##### Dataset section

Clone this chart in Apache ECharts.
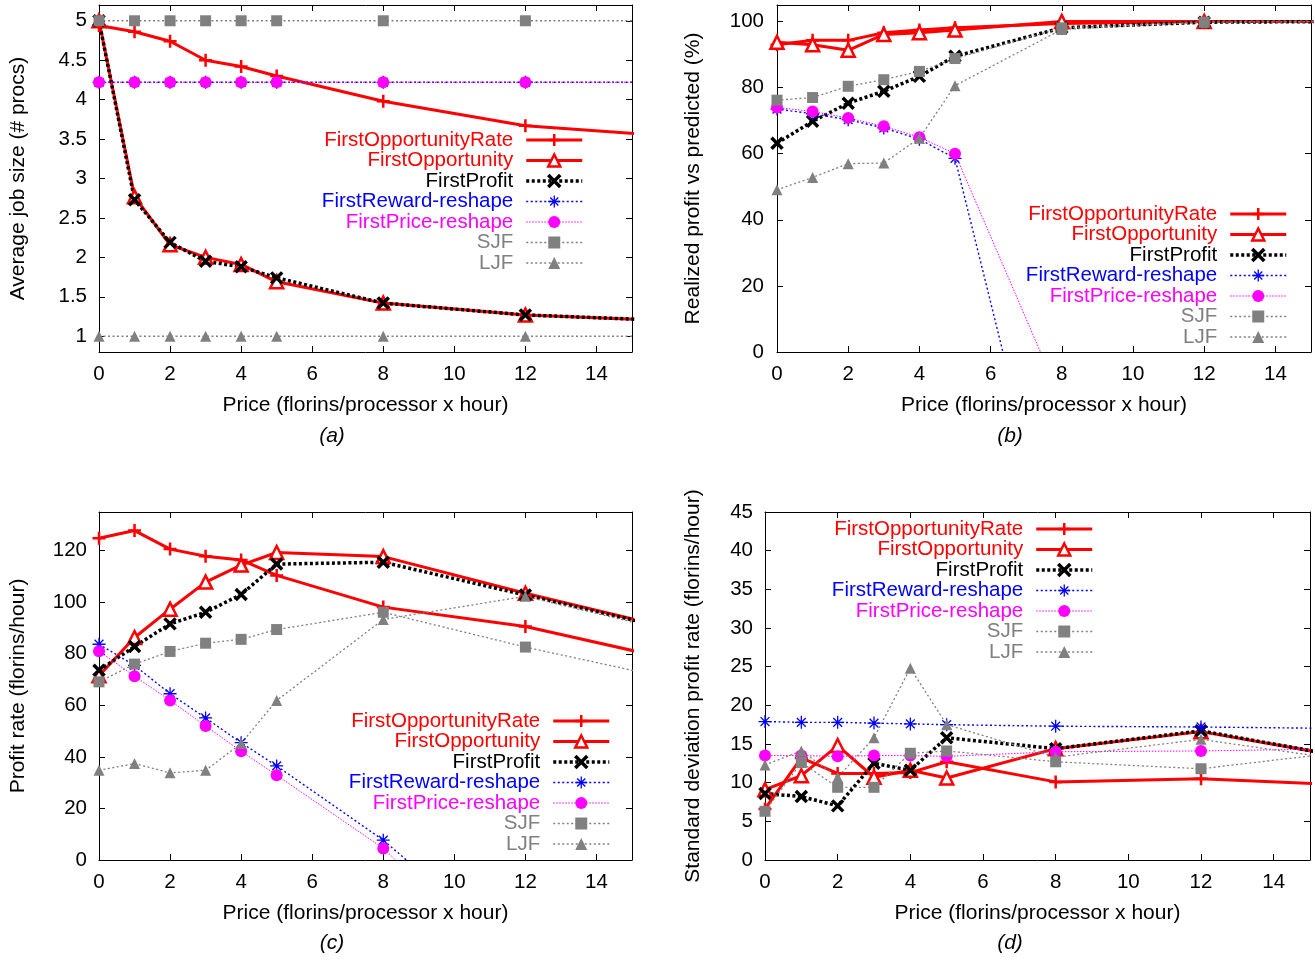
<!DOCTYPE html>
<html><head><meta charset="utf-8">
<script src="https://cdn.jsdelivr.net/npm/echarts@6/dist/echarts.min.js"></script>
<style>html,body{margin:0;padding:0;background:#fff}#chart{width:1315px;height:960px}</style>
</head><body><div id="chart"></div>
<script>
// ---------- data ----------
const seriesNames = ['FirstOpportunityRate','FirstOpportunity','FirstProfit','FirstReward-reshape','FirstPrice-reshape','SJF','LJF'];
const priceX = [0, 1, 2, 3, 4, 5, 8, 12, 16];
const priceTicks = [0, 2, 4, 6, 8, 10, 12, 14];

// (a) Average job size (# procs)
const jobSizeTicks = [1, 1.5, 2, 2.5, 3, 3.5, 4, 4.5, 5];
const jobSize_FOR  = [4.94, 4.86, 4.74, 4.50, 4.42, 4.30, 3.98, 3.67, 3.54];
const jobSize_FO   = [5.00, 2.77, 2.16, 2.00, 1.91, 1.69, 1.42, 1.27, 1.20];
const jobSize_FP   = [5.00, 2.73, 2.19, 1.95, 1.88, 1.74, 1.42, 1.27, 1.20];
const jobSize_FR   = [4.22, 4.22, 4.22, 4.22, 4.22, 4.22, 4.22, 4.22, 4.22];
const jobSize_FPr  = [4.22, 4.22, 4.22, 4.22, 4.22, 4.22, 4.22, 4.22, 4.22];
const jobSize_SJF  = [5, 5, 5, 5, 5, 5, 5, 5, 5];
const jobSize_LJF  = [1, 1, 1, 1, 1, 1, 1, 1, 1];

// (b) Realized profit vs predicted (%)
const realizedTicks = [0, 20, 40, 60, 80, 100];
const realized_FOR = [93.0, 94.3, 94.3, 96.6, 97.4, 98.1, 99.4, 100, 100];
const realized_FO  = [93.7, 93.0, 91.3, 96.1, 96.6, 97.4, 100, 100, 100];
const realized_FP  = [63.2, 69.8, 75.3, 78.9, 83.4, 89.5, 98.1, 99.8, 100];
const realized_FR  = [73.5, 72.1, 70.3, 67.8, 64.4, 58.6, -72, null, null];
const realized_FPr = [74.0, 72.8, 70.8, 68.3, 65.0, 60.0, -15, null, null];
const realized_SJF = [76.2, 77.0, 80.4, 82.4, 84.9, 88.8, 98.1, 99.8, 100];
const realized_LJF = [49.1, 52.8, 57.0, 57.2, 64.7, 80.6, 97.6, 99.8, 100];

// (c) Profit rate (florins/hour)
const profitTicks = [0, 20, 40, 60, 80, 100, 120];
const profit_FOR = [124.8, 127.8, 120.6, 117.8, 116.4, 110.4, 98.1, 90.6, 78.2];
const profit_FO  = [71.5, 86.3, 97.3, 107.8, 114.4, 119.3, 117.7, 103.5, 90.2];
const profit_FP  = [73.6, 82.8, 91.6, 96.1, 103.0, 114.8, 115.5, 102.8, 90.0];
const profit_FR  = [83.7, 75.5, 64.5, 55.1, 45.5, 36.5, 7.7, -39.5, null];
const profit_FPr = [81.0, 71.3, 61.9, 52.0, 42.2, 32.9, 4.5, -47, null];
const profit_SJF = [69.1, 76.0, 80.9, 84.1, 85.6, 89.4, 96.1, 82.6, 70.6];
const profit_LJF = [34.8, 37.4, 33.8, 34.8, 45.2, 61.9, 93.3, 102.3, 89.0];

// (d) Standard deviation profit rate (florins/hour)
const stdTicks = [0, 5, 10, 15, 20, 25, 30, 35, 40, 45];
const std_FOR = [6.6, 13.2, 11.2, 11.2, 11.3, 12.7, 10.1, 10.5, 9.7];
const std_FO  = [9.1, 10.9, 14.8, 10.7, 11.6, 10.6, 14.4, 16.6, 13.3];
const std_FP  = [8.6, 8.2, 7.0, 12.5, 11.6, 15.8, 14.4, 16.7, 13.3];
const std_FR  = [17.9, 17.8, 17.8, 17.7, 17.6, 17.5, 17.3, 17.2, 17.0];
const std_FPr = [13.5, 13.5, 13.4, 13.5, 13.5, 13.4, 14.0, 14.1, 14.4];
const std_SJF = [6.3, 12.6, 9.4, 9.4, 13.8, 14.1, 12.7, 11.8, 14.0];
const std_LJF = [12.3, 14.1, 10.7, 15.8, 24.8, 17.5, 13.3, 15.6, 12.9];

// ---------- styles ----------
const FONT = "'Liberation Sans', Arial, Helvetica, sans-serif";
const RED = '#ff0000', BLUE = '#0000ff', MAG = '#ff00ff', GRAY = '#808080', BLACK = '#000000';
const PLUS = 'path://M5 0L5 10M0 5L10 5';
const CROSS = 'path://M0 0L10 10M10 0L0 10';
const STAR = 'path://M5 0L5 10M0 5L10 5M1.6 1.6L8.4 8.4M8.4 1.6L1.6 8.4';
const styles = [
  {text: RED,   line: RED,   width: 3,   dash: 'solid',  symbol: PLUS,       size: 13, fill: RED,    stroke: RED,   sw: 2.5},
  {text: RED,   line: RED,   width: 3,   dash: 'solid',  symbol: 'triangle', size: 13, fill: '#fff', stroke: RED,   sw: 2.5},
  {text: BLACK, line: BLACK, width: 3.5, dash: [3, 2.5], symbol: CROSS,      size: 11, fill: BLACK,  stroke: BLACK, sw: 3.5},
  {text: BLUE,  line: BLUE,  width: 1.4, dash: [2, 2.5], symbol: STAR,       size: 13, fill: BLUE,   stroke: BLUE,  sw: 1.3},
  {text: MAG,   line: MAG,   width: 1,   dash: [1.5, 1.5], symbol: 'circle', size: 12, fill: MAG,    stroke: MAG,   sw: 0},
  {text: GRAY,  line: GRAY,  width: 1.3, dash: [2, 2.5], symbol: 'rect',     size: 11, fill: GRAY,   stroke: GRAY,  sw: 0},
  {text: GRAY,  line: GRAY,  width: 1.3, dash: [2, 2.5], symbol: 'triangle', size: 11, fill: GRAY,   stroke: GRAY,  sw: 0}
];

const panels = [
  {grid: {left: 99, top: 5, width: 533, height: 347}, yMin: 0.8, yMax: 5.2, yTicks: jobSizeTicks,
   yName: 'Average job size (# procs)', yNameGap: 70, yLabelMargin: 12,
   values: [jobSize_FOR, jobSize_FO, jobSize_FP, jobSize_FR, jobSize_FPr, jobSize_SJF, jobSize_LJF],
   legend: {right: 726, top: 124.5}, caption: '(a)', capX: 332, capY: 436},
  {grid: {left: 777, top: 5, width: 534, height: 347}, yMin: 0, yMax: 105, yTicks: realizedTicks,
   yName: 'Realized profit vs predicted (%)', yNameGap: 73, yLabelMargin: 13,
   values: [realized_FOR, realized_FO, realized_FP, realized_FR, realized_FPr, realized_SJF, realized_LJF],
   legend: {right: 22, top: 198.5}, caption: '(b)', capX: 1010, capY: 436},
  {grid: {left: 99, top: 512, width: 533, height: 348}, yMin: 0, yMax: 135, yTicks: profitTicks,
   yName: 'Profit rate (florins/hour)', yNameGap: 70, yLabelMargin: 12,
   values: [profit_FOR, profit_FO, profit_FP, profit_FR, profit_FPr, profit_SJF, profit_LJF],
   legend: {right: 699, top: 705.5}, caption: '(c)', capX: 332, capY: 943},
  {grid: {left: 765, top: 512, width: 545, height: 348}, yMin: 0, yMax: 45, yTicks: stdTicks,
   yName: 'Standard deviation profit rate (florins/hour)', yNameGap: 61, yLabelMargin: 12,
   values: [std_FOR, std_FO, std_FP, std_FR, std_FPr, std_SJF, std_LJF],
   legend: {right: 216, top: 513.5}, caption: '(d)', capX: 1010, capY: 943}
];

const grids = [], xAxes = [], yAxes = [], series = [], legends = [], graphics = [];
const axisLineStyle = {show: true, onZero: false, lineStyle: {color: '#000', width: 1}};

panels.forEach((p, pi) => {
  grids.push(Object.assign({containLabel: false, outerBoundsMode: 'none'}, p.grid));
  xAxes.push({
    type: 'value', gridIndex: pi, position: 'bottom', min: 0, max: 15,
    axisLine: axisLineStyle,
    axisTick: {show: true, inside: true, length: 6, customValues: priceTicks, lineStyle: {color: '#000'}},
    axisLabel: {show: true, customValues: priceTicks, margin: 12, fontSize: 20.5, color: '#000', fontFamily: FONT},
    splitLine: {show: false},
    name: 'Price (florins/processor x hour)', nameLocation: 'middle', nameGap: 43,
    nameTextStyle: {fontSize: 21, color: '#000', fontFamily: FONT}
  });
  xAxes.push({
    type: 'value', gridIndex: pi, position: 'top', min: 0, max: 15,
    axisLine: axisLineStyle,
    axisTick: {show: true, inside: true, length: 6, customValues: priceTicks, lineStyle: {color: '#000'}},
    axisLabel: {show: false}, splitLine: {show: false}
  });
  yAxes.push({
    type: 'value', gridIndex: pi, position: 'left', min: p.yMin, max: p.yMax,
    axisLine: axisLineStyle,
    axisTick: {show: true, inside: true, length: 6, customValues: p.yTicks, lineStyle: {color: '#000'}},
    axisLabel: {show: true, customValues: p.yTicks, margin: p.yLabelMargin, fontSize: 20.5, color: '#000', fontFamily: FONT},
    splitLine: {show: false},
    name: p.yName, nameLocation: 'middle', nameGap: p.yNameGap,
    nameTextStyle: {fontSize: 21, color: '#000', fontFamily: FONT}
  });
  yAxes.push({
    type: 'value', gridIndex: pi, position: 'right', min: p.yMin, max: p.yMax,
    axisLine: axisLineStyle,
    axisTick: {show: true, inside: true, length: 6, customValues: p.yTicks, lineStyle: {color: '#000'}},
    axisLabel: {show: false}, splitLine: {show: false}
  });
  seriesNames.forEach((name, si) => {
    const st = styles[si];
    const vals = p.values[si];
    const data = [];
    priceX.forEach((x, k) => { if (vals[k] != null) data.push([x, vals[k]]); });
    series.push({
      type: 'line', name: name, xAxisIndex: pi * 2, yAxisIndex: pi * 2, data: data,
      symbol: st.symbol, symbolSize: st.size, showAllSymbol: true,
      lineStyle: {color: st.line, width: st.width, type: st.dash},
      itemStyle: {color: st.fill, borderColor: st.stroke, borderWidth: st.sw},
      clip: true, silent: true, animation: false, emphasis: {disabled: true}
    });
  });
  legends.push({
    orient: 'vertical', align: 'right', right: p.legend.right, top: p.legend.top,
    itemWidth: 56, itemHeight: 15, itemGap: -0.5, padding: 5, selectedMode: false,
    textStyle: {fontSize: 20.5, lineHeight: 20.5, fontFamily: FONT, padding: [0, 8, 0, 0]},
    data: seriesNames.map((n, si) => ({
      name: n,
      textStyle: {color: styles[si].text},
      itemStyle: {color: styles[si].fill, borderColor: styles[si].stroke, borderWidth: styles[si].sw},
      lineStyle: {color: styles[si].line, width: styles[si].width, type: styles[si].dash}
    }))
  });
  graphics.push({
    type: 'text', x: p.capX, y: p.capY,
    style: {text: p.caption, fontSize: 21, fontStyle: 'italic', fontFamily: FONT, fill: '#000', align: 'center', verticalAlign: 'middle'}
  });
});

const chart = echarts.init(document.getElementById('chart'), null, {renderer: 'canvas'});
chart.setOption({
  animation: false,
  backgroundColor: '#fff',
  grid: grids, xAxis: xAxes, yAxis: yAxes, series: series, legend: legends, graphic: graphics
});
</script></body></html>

##########

* Set problem:
Repeat only the lines from the beginning of the material through the line containing "const priceTicks = [0, 2, 4, 6, 8, 10, 12, 14];", both ends kept, leaving pictures out.

* Right answer:
Clone this chart in Apache ECharts.
<!DOCTYPE html>
<html><head><meta charset="utf-8">
<script src="https://cdn.jsdelivr.net/npm/echarts@6/dist/echarts.min.js"></script>
<style>html,body{margin:0;padding:0;background:#fff}#chart{width:1315px;height:960px}</style>
</head><body><div id="chart"></div>
<script>
// ---------- data ----------
const seriesNames = ['FirstOpportunityRate','FirstOpportunity','FirstProfit','FirstReward-reshape','FirstPrice-reshape','SJF','LJF'];
const priceX = [0, 1, 2, 3, 4, 5, 8, 12, 16];
const priceTicks = [0, 2, 4, 6, 8, 10, 12, 14];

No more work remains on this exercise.